Author’s Response by Irwin Wall, Professor Emeritus, University of California, Riverside and Visiting Scholar, NYU Published by H-Diplo on 10 January 2008
There is little an author can do, other than say thank you, when a reviewer summarizes his work with admirable clarity and accepts for the most part its conclusions, however controversial. And so in these few words I will neither nitpick with Kim Munholland’s wonderful job nor blow my own horn any further than he has done. He did raise the issue of
the reception of the book in France, however, and that raises some interesting additional questions that I thought H-Diplo readers might find of interest. The book was reviewed extremely favorably here and in England when it came out in 2001, with most scholars accepting its conclusions. Ditto for Matt Connelly’s book, A Diplomatic Revolution, which came out a year later, and took a similar view of de Gaulle. The dissenters in my case were Stanley Hoffmann, in Foreign Affairs, not surprising, since I questioned his view of de Gaulle as consummate political artist, rather depicting him as a stubborn pursuer of failed policies, and Richard Vinen in the TLS, who thought I had little new to say, or rather that I said what he knew all the time. The most enthusiastic favorable reviewer was the H-Diplo reviewer then, Bill Irvine, and I invite readers to check his review out along with that of Kim Munholland.3
I did not expect the same reception in France, where I was taking on some strongly-held beliefs and where the de Gaulle reverence has assumed the status of a national myth. Indeed, I had a foretaste: H-France gave the book to Romain Souillac of the University of Bordeaux, and he took me to task for over-emphasizing the importance the American attitude toward the war in France, and neglecting the strong evidence that indicates that de Gaulle intended all along to emancipate Algeria from French rule. In short Souillac ably defended the existing
historiography.4 In a review of the American edition in the Revue d’Histoire Moderne et Contemporaine, Anne-Marie Duranton-Crabol also complimented my scholarship, and then argued similarly that de Gaulle intended to leave Algeria. I expected more of the same therefore from the appearance of the French edition. When the French edition came out I held my breath, and I read with great pleasure the review of Eric Roussel, which Munholland mentions, in Le Figaro Littéraire. Roussel was willing to admit that I had perhaps made my case based on the archival materials thus far; but he thought that not everything was in the
archives. Hopefully more will one day be uncovered, especially when the General’s papers see the light of day, but it is hard for me to imagine that something other than what appears in French diplomatic documents with regard to Algeria will emerge; but until then I think my argument can stand. There was also a mention of my book by Jean Daniel, in an editorial in Le Nouvel Observateur, but he did not address Algeria, rather my postscript on Iraq, finding there confirmation of evolving opposition to the American war there by American opinion (hardly representative, alas, in my case). But for the rest of the French media, which generously reviewed my earlier book, The United States and the Making of Postwar France in its French version, there has been stony silence. Not for lack of my publishers trying; we hosted a luncheon for the major publications, and most of them did send reporters to hear what I had to say. They seem to have been unimpressed, by me and by the book. I get two explanations from French colleagues: that the Gaullist myth is so widely believed that contrary views are rejected out of hand as unworthy of notice, and that worse, the major press, in crisis, no longer devotes as much space as before to reviewing academic books. Even the Communist newspaper L’Humanité, which enthusiastically reviewed my earlier book, ignored this one; I was told by someone highly placed that the Gaullist myth holds sway even there.
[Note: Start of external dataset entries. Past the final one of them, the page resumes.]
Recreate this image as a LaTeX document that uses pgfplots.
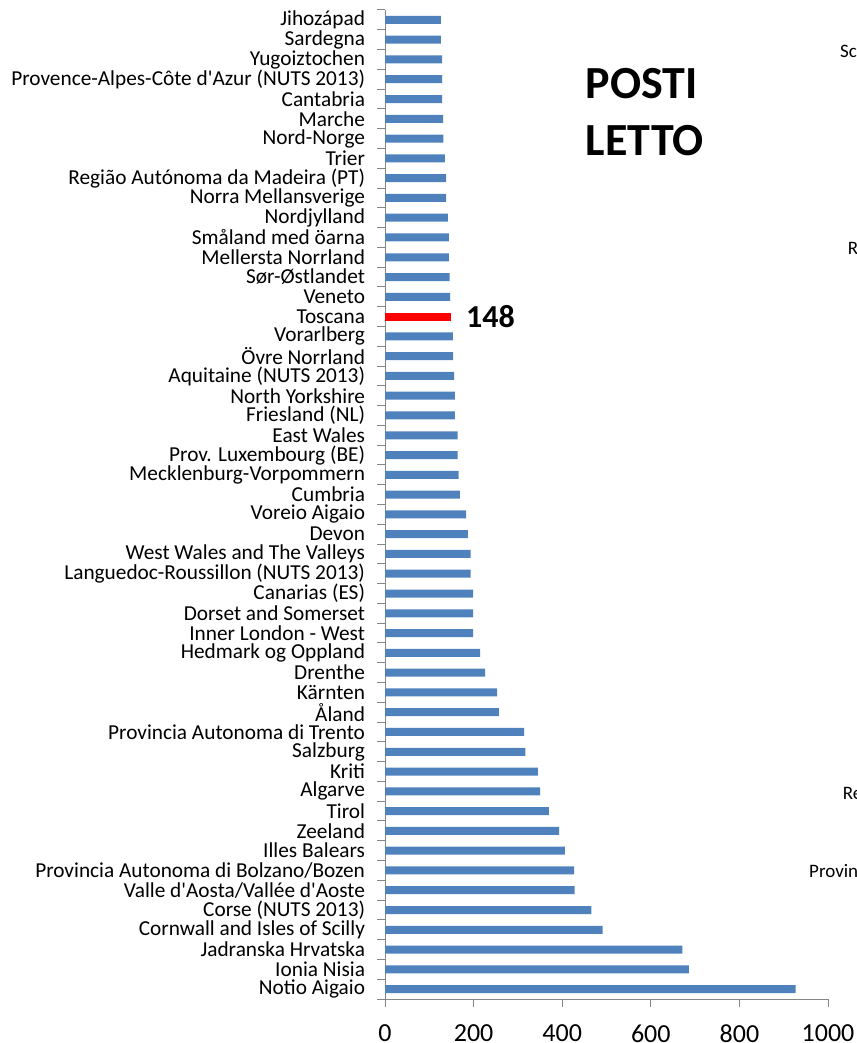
\documentclass[border=0pt]{standalone}
\usepackage{fontspec}
\setmainfont{Carlito}[Ligatures=TeXOff]
\usepackage{pgfplots}
\pgfplotsset{compat=1.18}
\definecolor{barblue}{HTML}{4F81BD}
\definecolor{axgray}{HTML}{868686}
\begin{document}
\begin{tikzpicture}
\useasboundingbox (0pt,0pt) rectangle (856pt,-1043pt);
\clip (0pt,0pt) rectangle (856pt,-1043pt);
\begin{axis}[
  at={(385pt,-999pt)}, anchor=south west,
  scale only axis, width=443pt, height=989pt,
  xmin=0, xmax=1000, ymin=-0.5, ymax=49.5,
  axis x line*=bottom, axis y line*=left,
  axis line style={axgray, line width=1pt},
  tick align=outside, major tick length=8pt,
  xtick={0,200,...,1000},
  xtick style={axgray, line width=1pt},
  ytick={0,...,49},
  ytick style={draw=none},
  extra y ticks={-0.5,0.5,...,49.5},
  extra y tick labels={},
  extra y tick style={ytick style={draw=axgray, line width=1pt}},
  yticklabels={Notio Aigaio,Ionia Nisia,Jadranska Hrvatska,Cornwall and Isles of Scilly,Corse (NUTS 2013),Valle d'Aosta/Vallée d'Aoste,Provincia Autonoma di Bolzano/Bozen,Illes Balears,Zeeland,Tirol,Algarve,Kriti,Salzburg,Provincia Autonoma di Trento,Åland,Kärnten,Drenthe,Hedmark og Oppland,Inner London - West,Dorset and Somerset,Canarias (ES),Languedoc-Roussillon (NUTS 2013),West Wales and The Valleys,Devon,Voreio Aigaio,Cumbria,Mecklenburg-Vorpommern,Prov. Luxembourg (BE),East Wales,Friesland (NL),North Yorkshire,Aquitaine (NUTS 2013),Övre Norrland,Vorarlberg,Toscana,Veneto,Sør-Østlandet,Mellersta Norrland,Småland med öarna,Nordjylland,Norra Mellansverige,Região Autónoma da Madeira (PT),Trier,Nord-Norge,Marche,Cantabria,Provence-Alpes-Côte d'Azur (NUTS 2013),Yugoiztochen,Sardegna,Jihozápad},
  yticklabel style={font=\fontsize{21.3}{21.3}\selectfont, anchor=east, inner sep=0pt, xshift=-11.8pt},
  xticklabel style={font=\fontsize{26}{26}\selectfont, inner sep=0pt, yshift=-17.3pt},
  /pgf/number format/assume math mode=true,
  /pgf/number format/set thousands separator={},
  xbar, bar width=8pt, bar shift=0pt,
]
\addplot[fill=barblue, draw=none] coordinates {
(927,0) (686,1) (671,2) (491,3) (466,4) (428,5) (427,6) (406,7) (393,8) (370,9)
(350,10) (345,11) (317,12) (314,13) (257,14) (253,15) (226,16) (215,17) (199,18) (199,19)
(199,20) (193,21) (193,22) (187,23) (183,24) (169,25) (166,26) (164,27) (164,28) (158,29)
(158,30) (156,31) (154,32) (153,33) (147,35) (146,36) (144,37) (144,38) (142,39)
(138,40) (138,41) (135,42) (132,43) (131,44) (129,45) (129,46) (129,47) (126,48) (126,49)
};
\addplot[fill=red, draw=none,
  nodes near coords={\fontsize{32}{32}\selectfont\bfseries 148},
  every node near coord/.append style={anchor=west, xshift=12pt, text=black}]
  coordinates {(148,34)};
\end{axis}
\node[anchor=base west, font=\fontsize{46}{46}\selectfont\bfseries, inner sep=0pt] at (585.7pt,-99pt) {POSTI};
\node[anchor=base west, font=\fontsize{46}{46}\selectfont\bfseries, inner sep=0pt] at (585.7pt,-156pt) {LETTO};
\node[anchor=base west, font=\fontsize{19}{19}\selectfont, inner sep=0pt] at (840pt,-58pt) {Scozia};
\node[anchor=base west, font=\fontsize{19}{19}\selectfont, inner sep=0pt] at (847.7pt,-254pt) {Regione};
\node[anchor=base west, font=\fontsize{19}{19}\selectfont, inner sep=0pt] at (842.7pt,-799pt) {Regione};
\node[anchor=base west, font=\fontsize{19}{19}\selectfont, inner sep=0pt] at (809pt,-877.7pt) {Provincia};
\end{tikzpicture}
\end{document}
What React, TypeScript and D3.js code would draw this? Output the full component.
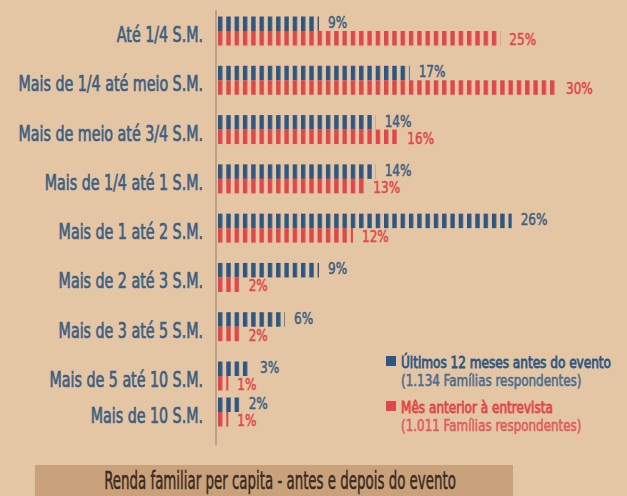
import React, { useEffect, useRef } from 'react';
import * as d3 from 'd3';

const categories = [
  'Até 1/4 S.M.',
  'Mais de 1/4 até meio S.M.',
  'Mais de meio até 3/4 S.M.',
  'Mais de 1/4 até 1 S.M.',
  'Mais de 1 até 2 S.M.',
  'Mais de 2 até 3 S.M.',
  'Mais de 3 até 5 S.M.',
  'Mais de 5 até 10 S.M.',
  'Mais de 10 S.M.',
];
const antes = [9, 17, 14, 14, 26, 9, 6, 3, 2];
const depois = [25, 30, 16, 13, 12, 2, 2, 1, 1];

const legendItems = [
  { title: 'Últimos 12 meses antes do evento', sub: '(1.134 Famílias respondentes)' },
  { title: 'Mês anterior à entrevista', sub: '(1.011 Famílias respondentes)' },
];
const chartTitle = 'Renda familiar per capita - antes e depois do evento';

const W = 627;
const H = 496;
const BG = '#e4c5a4';
const BLUE = '#2d5782';
const RED = '#e0474a';
const LABEL = '#3c5f82';
const FONT = '"DejaVu Sans Condensed", "Liberation Sans Narrow", "Roboto", sans-serif';

const App: React.FC = () => {
  const svgRef = useRef<SVGSVGElement>(null);

  useEffect(() => {
    if (!svgRef.current) return;
    const svg = d3.select(svgRef.current);
    svg.selectAll('*').remove();

    svg.append('rect').attr('width', W).attr('height', H).style('fill', BG);

    const x0 = 217;
    const x = d3.scaleLinear().domain([0, 30]).range([x0, 557]);
    // row centre (boundary between the two halves); last row sits closer
    const row = d3.scaleLinear().domain([0, 7, 8]).range([31, 376, 412]);
    const half = 14.5;
    const period = 8.3;

    // stripe patterns
    const defs = svg.append('defs');
    [['stripe-blue', BLUE], ['stripe-red', RED]].forEach(([id, color]) => {
      const p = defs.append('pattern')
        .attr('id', id)
        .attr('patternUnits', 'userSpaceOnUse')
        .attr('x', x0 + 1)
        .attr('y', 0)
        .attr('width', period)
        .attr('height', 10);
      p.append('rect').attr('width', 4.4).attr('height', 10).style('fill', color);
    });

    const condensed = (
      sel: d3.Selection<SVGGElement, unknown, null, undefined>,
      tx: number, ty: number, sx: number, text: string,
      size: number, color: string, anchor = 'start', heavy = 0.5
    ) => {
      sel.append('text')
        .attr('transform', `translate(${tx},${ty}) scale(${sx},1)`)
        .style('font-family', FONT)
        .style('font-size', `${size}px`)
        .style('fill', color)
        .style('stroke', color)
        .style('stroke-width', heavy)
        .style('text-anchor', anchor)
        .text(text);
    };

    const g = svg.append('g');

    // axis line
    g.append('line')
      .attr('x1', x0 - 1).attr('x2', x0 - 1)
      .attr('y1', 10).attr('y2', 445)
      .style('stroke', '#9c8a78')
      .style('stroke-width', 1.2);

    categories.forEach((cat, i) => {
      const cy = row(i);
      condensed(g, 203, cy + 11, 0.72, cat, 22, LABEL, 'end', 0.7);

      // blue (top half)
      const wb = x(antes[i]) - x0;
      g.append('rect')
        .attr('x', x0).attr('y', cy - half)
        .attr('width', wb).attr('height', half)
        .style('fill', 'url(#stripe-blue)');
      condensed(g, x(antes[i]) + 9, cy - 3, 0.84, `${antes[i]}%`, 16, LABEL, 'start', 0.5);

      // red (bottom half)
      const wr = x(depois[i]) - x0;
      g.append('rect')
        .attr('x', x0).attr('y', cy)
        .attr('width', wr).attr('height', half)
        .style('fill', 'url(#stripe-red)');
      condensed(g, x(depois[i]) + 9, cy + 14, 0.84, `${depois[i]}%`, 16, RED, 'start', 0.5);
    });

    // legend
    const legendColors = [BLUE, RED];
    const subColors = ['#4a6c90', '#e25a5c'];
    legendItems.forEach((item, i) => {
      const ly = 356 + i * 45;
      g.append('rect')
        .attr('x', 386).attr('y', ly)
        .attr('width', 10).attr('height', 10)
        .style('fill', legendColors[i]);
      condensed(g, 401, ly + 12, 0.84, item.title, 16, legendColors[i], 'start', 0.8);
      condensed(g, 401, ly + 30, 0.83, item.sub, 16, subColors[i], 'start', 0.55);
    });

    // title bar
    g.append('rect')
      .attr('x', 35).attr('y', 465)
      .attr('width', 478).attr('height', 40)
      .style('fill', '#c9a27c');
    condensed(g, 280, 489, 0.62, chartTitle, 24, '#3a2a20', 'middle', 0.5);
  }, []);

  return (
    <svg
      ref={svgRef}
      width={W}
      height={H}
      style={{ position: 'absolute', left: 0, top: 0, display: 'block' }}
    />
  );
};

export default App;
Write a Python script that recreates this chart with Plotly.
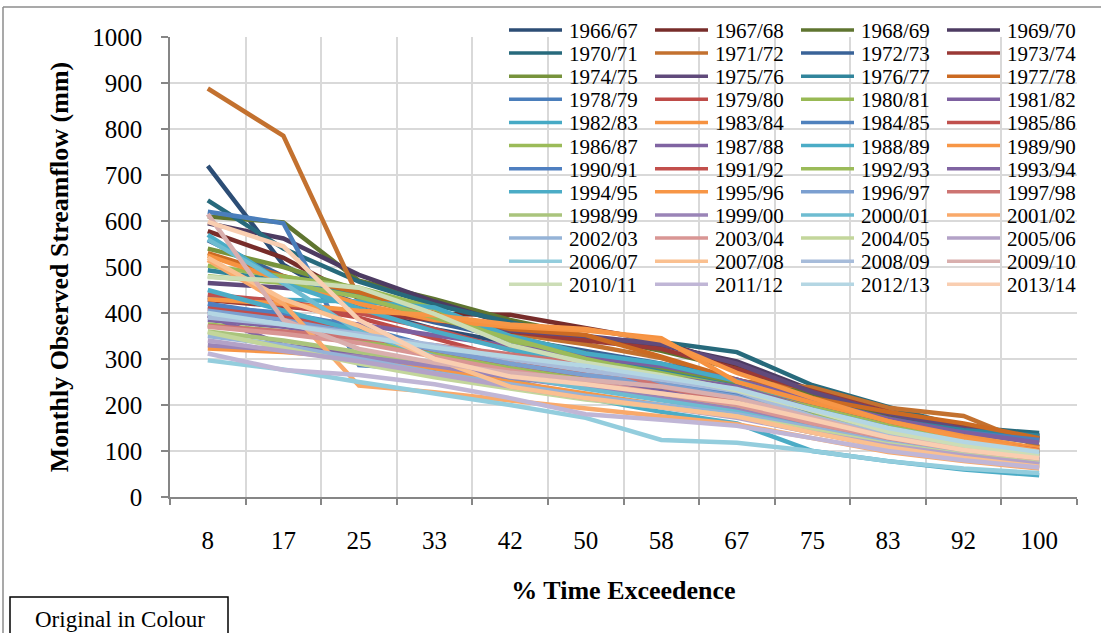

In fact the sole favorable review of the book in French (and the very best one) is not a review; it is the introduction to the French edition by Georges-Henri Soutou. On the other hand there was a very lengthy diatribe in an obscure publication the politics of which I find it hard to discern: De Defensa, which is published in Belgium. The reviewer, whom I assume was the editor, accuses me of being a spokesman for the American system which I objectify into the incarnation of virtue and use live up to Washington’s expectations. In fact I am the inventor of a new kind of history, partisan “Americanist” history and values objectified, “le parti-pris objectif ou l’objectivation partisan,” which I take to mean the imposition of American—indeed pro-American government—standards and views upon the world. The same reviewer dismisses my comparison of the Iraq and Algeria wars and the contrasting roles France and the United States as unworthy of notice, although I make it perfectly clear that I identify with the French policy during the Iraq war, not the American. I can only express my astonishment; being an apologist for American imperialism is the last thing of which I ever thought anyone would accuse me, but I did write a book in which Eisenhower, during a crisis over decolonization, despite his limitations, comes off better than de Gaulle.
I await the academic reviews in France which will take more time. In the meantime the lesson I take from all this is that the Franco-American divide, in diplomacy and in Weltanschauung, exists as well in scholarship, at least with regard to de Gaulle.
Notes
1 Martin Thomas, The French North African Crisis: Colonial Breakdown and Anglo-French Relations, 1945-1962 (New York: Palgrave, 2001); Mathew Connelly, A Diplomatic Revolution: Algeria’s Fight for Independence and the Origins of the Post-Cold War Era (Oxford: Oxford University Press, 2002); and an important volume of essays edited by Martin Alexander and J.F.V. Keiger, France and the Algerian War, 1954-1962 (London: Frank Cass, 2002).
2 See, for example, Éric Roussel, Charles de Gaulle (Paris, Gallimard, 2002).
3 William D. Irvine. “Review of Irwin M. Wall, France, the United States and the Algerian War,” H-Diplo, H-Net Reviews, May, 2002.
http://www.h-net.org/reviews/showrev.cgi?path=211021023296606 .
4 Romain Souillac. “Review of Irwin M. Wall, France, the United States and the Algerian War,” H-France Review Vol. 2 (March 2002), No. 30.